Sacred are the victims, for each dies in the place of someone whom fate allows to live. And though many may unwittingly or unwillingly die in the place of others, the sacrifice is no less sacred for the fact that fate chose those who would make it. Dark Rivers of the Heart, Dean Koontz
Some would question this kind of thinking as merely a wish to dampen the blows of this tragedy. But, and this is where our faith comes in, we have seen a template in Christ and we apply it to others who were made in his image. It is through faith that we come to this understanding of this tragedy and not just through a deep desire to lessen our pain.
And there is another point that I would like to focus on. Sometimes one hears criticism of those who died for not resisting, for not physically arising and struggling against the injustice that was being perpetrated against them. True, some did resist but the vast majority did not. And do we not have here another echo of Christ’s behavior? Was he not led as an innocent lamb to the slaughter without offering one iota of resistance?
Let us see this tragedy from another point of view.
How often does God transform a tragedy into unexpected results, totally contrary to what perpetrators of evil had in mind. There is a saying over one of the monasteries on Mount Athos:
Die before you die so that when you die you will not die.

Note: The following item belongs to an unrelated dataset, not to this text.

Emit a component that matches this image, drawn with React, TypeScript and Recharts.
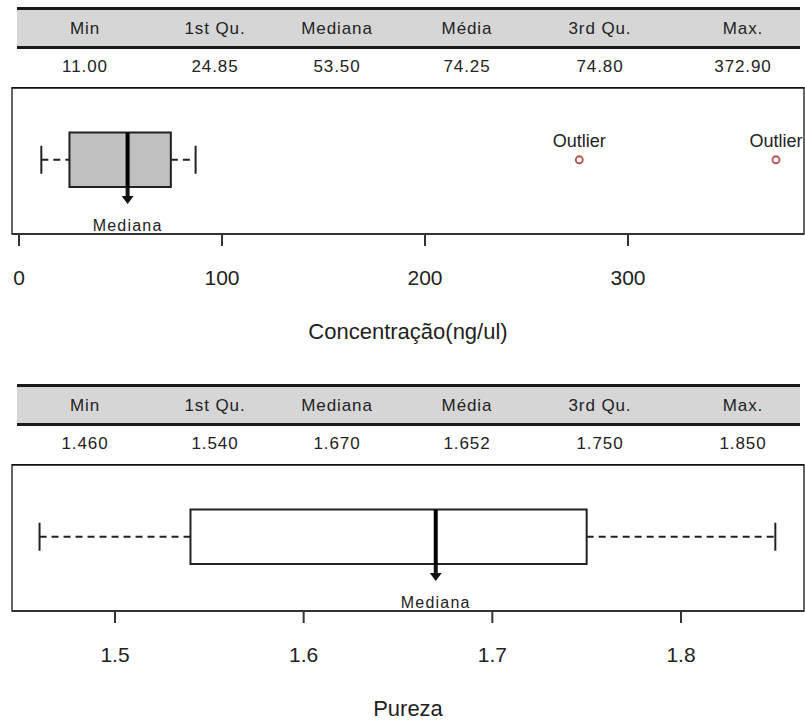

Indeed, these millions who died, died a death imposed on them and they accepted this death. In a sense, they became like millions of monks in a very deep and mysterious sense – they became divested of all possessions, even their very lives. An atheist regime, attempting to stamp out all vestiges of faith, ironically has transformed the land into one vast monastery testifying to faith in and trust in God, showing that without God, the greatest tragedies become the norm. The monks used to flee into the desert to escape a corrupt world and here, evil men created a barren desert out of a fruitful land. The land that had previously been brimming with God’s bounty was now likened to a desert where bread is scarce. What evil human hands had wrought!
It is better for one man to die for the nation, utters the high priest. It is the underlying fact of our universe that we are interrelated and do not exist as solitary islands but our actions do impact others in ways that may not even be known to us. And inexorably, in some incomprehensible fashion to our earth-bound minds, good does come out of tragedy.